------ Dataset extract ------

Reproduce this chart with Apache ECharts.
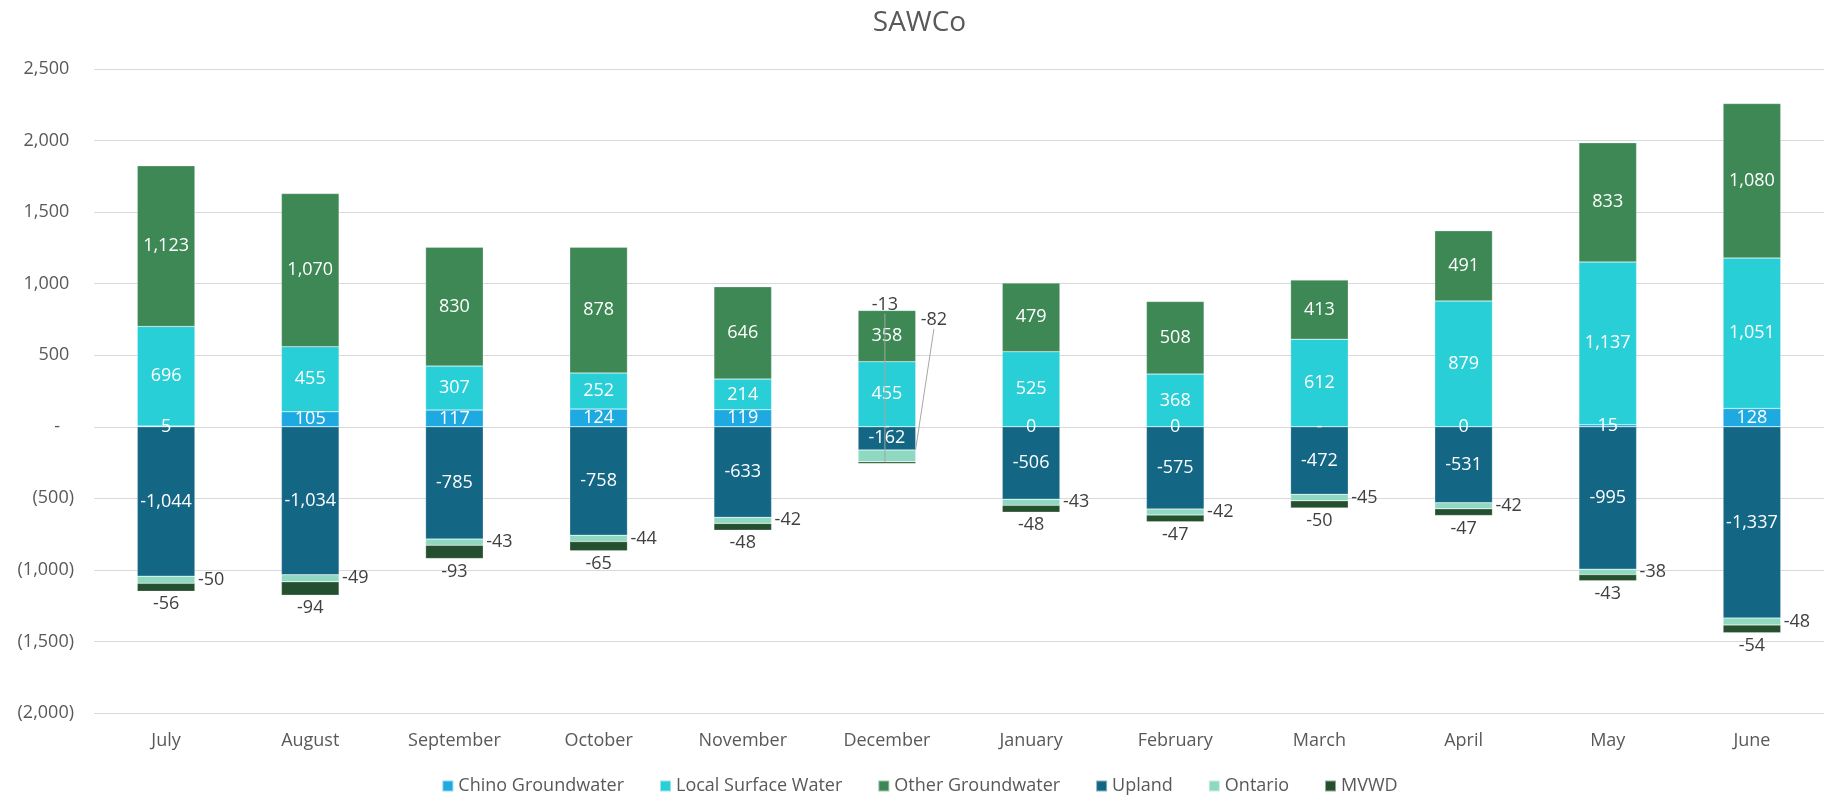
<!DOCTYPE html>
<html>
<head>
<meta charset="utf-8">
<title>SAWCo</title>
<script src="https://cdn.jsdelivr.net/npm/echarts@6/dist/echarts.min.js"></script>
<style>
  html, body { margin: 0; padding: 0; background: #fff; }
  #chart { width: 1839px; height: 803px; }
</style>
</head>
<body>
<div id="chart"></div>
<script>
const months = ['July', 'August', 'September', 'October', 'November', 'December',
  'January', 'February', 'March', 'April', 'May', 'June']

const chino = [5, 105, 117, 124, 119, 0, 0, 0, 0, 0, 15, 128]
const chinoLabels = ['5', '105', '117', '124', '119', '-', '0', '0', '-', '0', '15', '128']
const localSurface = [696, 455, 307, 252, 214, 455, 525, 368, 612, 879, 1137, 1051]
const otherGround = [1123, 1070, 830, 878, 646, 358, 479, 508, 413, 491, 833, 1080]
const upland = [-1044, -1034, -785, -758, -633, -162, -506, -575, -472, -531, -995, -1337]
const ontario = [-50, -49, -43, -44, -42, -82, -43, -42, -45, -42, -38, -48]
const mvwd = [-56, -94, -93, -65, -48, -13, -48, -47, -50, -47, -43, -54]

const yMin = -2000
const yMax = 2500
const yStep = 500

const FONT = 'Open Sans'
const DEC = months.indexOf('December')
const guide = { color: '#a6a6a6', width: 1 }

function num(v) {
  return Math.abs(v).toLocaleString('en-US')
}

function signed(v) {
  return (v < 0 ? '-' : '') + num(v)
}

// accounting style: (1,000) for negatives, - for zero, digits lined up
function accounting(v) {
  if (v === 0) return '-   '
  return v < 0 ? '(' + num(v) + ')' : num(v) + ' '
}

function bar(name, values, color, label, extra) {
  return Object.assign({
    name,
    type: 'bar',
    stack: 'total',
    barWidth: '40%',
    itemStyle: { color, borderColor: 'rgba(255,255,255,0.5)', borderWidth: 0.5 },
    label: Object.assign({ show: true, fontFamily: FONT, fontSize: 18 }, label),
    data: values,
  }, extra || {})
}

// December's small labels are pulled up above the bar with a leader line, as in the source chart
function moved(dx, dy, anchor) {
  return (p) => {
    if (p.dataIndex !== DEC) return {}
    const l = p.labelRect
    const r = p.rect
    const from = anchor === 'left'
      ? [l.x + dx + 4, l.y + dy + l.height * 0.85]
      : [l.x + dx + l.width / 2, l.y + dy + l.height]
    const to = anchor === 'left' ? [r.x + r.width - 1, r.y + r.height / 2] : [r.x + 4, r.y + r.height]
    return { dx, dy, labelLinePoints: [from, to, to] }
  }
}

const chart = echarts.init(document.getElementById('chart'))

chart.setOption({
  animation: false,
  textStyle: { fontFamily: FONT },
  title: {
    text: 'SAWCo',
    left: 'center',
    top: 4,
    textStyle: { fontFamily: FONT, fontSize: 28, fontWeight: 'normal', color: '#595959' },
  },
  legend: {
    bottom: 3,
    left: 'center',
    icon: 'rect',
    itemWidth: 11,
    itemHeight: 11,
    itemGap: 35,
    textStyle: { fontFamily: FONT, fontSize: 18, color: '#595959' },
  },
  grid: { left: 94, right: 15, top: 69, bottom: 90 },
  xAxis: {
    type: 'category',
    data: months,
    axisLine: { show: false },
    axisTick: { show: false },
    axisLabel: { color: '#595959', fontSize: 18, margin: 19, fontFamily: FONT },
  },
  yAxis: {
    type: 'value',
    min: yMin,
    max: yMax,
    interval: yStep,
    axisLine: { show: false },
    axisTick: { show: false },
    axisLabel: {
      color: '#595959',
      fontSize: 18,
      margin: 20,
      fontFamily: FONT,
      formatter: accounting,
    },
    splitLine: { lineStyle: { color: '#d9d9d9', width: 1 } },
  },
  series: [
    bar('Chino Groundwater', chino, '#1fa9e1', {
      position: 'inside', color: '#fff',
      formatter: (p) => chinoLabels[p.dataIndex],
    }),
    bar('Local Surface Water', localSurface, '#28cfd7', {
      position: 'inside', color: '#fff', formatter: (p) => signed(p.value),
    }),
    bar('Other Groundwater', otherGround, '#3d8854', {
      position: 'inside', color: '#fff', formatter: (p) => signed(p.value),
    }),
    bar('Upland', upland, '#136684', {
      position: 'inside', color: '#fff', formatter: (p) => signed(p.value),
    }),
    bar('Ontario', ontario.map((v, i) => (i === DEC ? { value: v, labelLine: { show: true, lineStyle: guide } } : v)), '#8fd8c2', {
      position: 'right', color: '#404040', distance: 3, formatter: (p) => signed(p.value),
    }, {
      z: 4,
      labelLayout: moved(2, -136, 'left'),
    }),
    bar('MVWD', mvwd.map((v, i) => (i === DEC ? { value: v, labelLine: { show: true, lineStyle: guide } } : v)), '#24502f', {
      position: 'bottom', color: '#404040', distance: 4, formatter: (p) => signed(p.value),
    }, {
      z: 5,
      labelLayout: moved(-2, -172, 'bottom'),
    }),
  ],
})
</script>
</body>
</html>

------

Task details. Pull out and copy each line containing the string "with".

Task result.
Reproduce this chart with Apache ECharts.
// December's small labels are pulled up above the bar with a leader line, as in the source chart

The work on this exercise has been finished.